Stored dataset items:
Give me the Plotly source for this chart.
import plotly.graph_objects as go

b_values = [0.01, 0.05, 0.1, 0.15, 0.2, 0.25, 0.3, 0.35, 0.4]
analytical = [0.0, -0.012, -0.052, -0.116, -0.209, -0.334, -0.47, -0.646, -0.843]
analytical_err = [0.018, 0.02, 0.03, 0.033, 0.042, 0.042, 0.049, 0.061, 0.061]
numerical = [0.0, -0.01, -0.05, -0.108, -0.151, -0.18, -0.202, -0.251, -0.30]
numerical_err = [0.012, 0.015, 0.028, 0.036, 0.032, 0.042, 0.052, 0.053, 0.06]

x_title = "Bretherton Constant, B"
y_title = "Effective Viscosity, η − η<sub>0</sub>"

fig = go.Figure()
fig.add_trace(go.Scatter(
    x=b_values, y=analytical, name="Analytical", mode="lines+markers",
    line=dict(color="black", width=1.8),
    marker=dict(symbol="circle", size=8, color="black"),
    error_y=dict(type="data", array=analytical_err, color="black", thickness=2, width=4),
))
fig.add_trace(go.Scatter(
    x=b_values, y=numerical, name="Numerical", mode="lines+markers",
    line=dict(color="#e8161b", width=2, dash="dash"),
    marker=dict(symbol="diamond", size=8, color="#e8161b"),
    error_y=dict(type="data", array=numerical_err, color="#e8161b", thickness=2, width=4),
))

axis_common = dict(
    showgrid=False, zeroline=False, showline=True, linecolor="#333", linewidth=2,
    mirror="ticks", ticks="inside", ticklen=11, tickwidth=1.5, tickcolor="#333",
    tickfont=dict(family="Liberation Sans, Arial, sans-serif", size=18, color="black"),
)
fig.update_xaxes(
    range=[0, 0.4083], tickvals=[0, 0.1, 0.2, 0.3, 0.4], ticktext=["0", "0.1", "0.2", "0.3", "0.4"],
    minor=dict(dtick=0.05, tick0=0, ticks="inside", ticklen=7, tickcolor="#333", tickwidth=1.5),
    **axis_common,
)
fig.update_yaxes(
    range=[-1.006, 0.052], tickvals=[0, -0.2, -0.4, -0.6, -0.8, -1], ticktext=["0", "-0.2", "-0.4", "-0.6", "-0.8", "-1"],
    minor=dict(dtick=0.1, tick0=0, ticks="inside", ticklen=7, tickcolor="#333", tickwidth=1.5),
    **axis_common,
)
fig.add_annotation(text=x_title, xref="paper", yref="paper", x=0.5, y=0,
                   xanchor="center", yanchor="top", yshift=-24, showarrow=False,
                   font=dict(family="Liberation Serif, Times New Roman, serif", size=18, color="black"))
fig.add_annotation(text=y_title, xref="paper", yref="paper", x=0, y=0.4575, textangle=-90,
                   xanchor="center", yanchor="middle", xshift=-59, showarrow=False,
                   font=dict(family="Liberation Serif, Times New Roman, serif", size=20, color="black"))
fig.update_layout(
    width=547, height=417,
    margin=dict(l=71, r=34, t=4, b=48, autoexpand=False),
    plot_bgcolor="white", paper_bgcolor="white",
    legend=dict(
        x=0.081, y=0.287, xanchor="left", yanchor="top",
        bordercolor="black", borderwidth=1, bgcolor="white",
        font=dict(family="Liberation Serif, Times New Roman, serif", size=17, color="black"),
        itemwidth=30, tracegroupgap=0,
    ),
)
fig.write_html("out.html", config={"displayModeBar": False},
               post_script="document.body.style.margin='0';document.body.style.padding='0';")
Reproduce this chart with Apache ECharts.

Requirements: Write out every entry again, keeping each line exactly the same.

Solved problem:
Give me the Plotly source for this chart.
import plotly.graph_objects as go

b_values = [0.01, 0.05, 0.1, 0.15, 0.2, 0.25, 0.3, 0.35, 0.4]
analytical = [0.0, -0.012, -0.052, -0.116, -0.209, -0.334, -0.47, -0.646, -0.843]
analytical_err = [0.018, 0.02, 0.03, 0.033, 0.042, 0.042, 0.049, 0.061, 0.061]
numerical = [0.0, -0.01, -0.05, -0.108, -0.151, -0.18, -0.202, -0.251, -0.30]
numerical_err = [0.012, 0.015, 0.028, 0.036, 0.032, 0.042, 0.052, 0.053, 0.06]

x_title = "Bretherton Constant, B"
y_title = "Effective Viscosity, η − η<sub>0</sub>"

fig = go.Figure()
fig.add_trace(go.Scatter(
    x=b_values, y=analytical, name="Analytical", mode="lines+markers",
    line=dict(color="black", width=1.8),
    marker=dict(symbol="circle", size=8, color="black"),
    error_y=dict(type="data", array=analytical_err, color="black", thickness=2, width=4),
))
fig.add_trace(go.Scatter(
    x=b_values, y=numerical, name="Numerical", mode="lines+markers",
    line=dict(color="#e8161b", width=2, dash="dash"),
    marker=dict(symbol="diamond", size=8, color="#e8161b"),
    error_y=dict(type="data", array=numerical_err, color="#e8161b", thickness=2, width=4),
))

axis_common = dict(
    showgrid=False, zeroline=False, showline=True, linecolor="#333", linewidth=2,
    mirror="ticks", ticks="inside", ticklen=11, tickwidth=1.5, tickcolor="#333",
    tickfont=dict(family="Liberation Sans, Arial, sans-serif", size=18, color="black"),
)
fig.update_xaxes(
    range=[0, 0.4083], tickvals=[0, 0.1, 0.2, 0.3, 0.4], ticktext=["0", "0.1", "0.2", "0.3", "0.4"],
    minor=dict(dtick=0.05, tick0=0, ticks="inside", ticklen=7, tickcolor="#333", tickwidth=1.5),
    **axis_common,
)
fig.update_yaxes(
    range=[-1.006, 0.052], tickvals=[0, -0.2, -0.4, -0.6, -0.8, -1], ticktext=["0", "-0.2", "-0.4", "-0.6", "-0.8", "-1"],
    minor=dict(dtick=0.1, tick0=0, ticks="inside", ticklen=7, tickcolor="#333", tickwidth=1.5),
    **axis_common,
)
fig.add_annotation(text=x_title, xref="paper", yref="paper", x=0.5, y=0,
                   xanchor="center", yanchor="top", yshift=-24, showarrow=False,
                   font=dict(family="Liberation Serif, Times New Roman, serif", size=18, color="black"))
fig.add_annotation(text=y_title, xref="paper", yref="paper", x=0, y=0.4575, textangle=-90,
                   xanchor="center", yanchor="middle", xshift=-59, showarrow=False,
                   font=dict(family="Liberation Serif, Times New Roman, serif", size=20, color="black"))
fig.update_layout(
    width=547, height=417,
    margin=dict(l=71, r=34, t=4, b=48, autoexpand=False),
    plot_bgcolor="white", paper_bgcolor="white",
    legend=dict(
        x=0.081, y=0.287, xanchor="left", yanchor="top",
        bordercolor="black", borderwidth=1, bgcolor="white",
        font=dict(family="Liberation Serif, Times New Roman, serif", size=17, color="black"),
        itemwidth=30, tracegroupgap=0,
    ),
)
fig.write_html("out.html", config={"displayModeBar": False},
               post_script="document.body.style.margin='0';document.body.style.padding='0';")
Reproduce this chart with Apache ECharts.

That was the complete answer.